Ask what your loved one is finding harder, what they want to keep doing for themselves and what they would never want to lose from their routine. Their answers can shape the care plan and help them feel involved, rather than managed.
A good care provider should also take time to understand the whole person. This includes their routines, preferences, health needs, hobbies, personality, food choices, communication style and family involvement.
What happens after an enquiry?
Families often feel nervous about making the first call because they are not sure what they are committing to. In most cases, an initial enquiry is simply a conversation.
The Home Instead Chesterfield team will usually ask what has prompted the call, what support is needed, whether there are any urgent concerns and what the family hopes care might help with. This is also a chance for families to ask questions, explain worries and understand what options are available.
An assessment or care consultation then helps build a fuller picture. Families can usually be involved, with the person’s consent, so everyone understands the support being discussed. The aim is not to force a decision, but to create a plan that feels safe, respectful and realistic.
Helping the first visit feel comfortable
The first care visit can feel like a big step, especially if someone is private, anxious or unsure about having support at home. Small details can make it easier.
Families can help by explaining what will happen in simple terms, keeping the first visit relaxed and choosing a familiar routine, such as a cup of tea, lunch preparation or a short walk. It may help to introduce the Care Professional as someone who is there to support a specific task, rather than “a carer” arriving to take over.
Care should feel personal. A good first visit is not only about completing tasks. It is about building trust, noticing what helps someone feel at ease and allowing the relationship to develop naturally.
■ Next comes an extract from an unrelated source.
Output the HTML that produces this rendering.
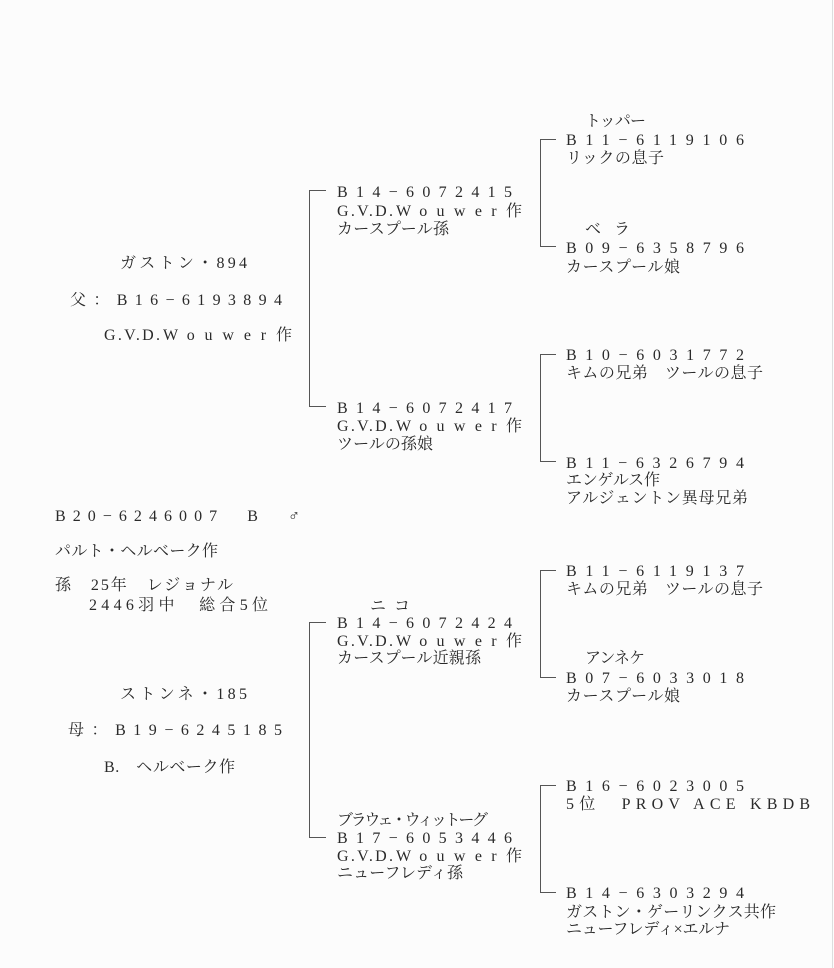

Starting conversations when someone has dementia
If your loved one is living with dementia, conversations about care may need extra patience. Use short, simple sentences, allow extra time to respond and try not to offer too many choices at once.
Instead of asking, “What care do you want?”, try a more specific and reassuring approach:
“Jane is going to come on Tuesday to help with lunch and have a chat.”
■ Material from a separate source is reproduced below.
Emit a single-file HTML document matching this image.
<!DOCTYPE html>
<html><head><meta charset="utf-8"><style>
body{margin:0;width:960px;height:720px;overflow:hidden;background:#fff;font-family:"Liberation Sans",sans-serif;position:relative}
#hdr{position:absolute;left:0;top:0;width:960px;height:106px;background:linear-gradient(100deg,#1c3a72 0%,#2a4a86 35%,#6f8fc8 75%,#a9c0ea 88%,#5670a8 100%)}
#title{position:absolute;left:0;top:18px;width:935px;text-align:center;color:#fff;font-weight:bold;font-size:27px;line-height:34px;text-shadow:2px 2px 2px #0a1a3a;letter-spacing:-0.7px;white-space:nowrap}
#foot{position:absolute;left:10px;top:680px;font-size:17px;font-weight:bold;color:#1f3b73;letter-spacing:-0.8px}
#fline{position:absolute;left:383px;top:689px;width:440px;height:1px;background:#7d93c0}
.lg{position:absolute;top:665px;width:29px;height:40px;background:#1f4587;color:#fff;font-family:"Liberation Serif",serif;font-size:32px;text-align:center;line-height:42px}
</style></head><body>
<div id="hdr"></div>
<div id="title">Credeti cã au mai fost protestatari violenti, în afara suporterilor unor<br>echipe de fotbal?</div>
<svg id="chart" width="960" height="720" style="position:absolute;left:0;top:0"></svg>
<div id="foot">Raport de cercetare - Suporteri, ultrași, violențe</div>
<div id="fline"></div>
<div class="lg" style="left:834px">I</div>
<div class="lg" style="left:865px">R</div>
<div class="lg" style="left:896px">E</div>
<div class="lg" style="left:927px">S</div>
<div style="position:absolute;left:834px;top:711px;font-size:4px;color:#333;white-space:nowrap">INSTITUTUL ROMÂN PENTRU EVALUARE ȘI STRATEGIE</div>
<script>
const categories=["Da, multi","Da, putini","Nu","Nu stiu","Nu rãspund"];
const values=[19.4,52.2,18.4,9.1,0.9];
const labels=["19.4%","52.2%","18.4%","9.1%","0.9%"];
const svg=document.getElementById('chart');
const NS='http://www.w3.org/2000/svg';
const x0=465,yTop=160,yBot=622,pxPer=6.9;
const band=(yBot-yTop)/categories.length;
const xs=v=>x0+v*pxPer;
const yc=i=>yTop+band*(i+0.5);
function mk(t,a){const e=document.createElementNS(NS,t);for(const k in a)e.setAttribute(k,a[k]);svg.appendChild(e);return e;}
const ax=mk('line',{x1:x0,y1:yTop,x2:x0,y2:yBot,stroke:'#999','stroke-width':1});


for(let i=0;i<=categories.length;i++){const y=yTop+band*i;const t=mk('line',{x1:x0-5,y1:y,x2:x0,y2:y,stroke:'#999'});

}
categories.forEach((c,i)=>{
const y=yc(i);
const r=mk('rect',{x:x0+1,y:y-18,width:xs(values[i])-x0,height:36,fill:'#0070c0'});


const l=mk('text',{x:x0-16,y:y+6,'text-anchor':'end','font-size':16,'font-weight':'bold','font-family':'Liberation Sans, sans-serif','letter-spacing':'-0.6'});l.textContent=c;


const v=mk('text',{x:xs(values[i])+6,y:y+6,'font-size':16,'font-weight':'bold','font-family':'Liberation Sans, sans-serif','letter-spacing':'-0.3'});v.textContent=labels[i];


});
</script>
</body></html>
Routines, familiar faces and calm communication can all help someone feel safer. For families in Chesterfield, sharing personal details with the care team can also be valuable, from preferred meals and former jobs to music, hobbies and daily habits. Our Care Professionals are fully trained in dementia care and communication techniques to keep the visit calm and steady.
Making care feel like a shared decision
Starting conversations about care is rarely easy, but it does not have to be frightening. The best conversations are calm, respectful and focused on what matters most: staying safe, keeping independence and helping your loved one continue living well at home.
Care does not have to begin with a major change. Sometimes, the first step is simply opening the conversation and finding out what support is available locally.
Considering care at home in Chesterfield?
If you are starting to think about care for a loved one, Home Instead Chesterfield can talk through your options and help you understand what support could look like.
Contact the local team to arrange a conversation about care at home.
FAQs
How do I start a conversation about care with an elderly parent?
Begin gently, using a specific concern rather than a general statement. Focus on what would help them stay independent, safe and comfortable at home.
What happens during a home care assessment?
A care assessment looks at the person’s needs, routines, preferences and risks. Families can usually be involved so the care plan reflects both practical needs and personal wishes.
How can home care support someone living with dementia?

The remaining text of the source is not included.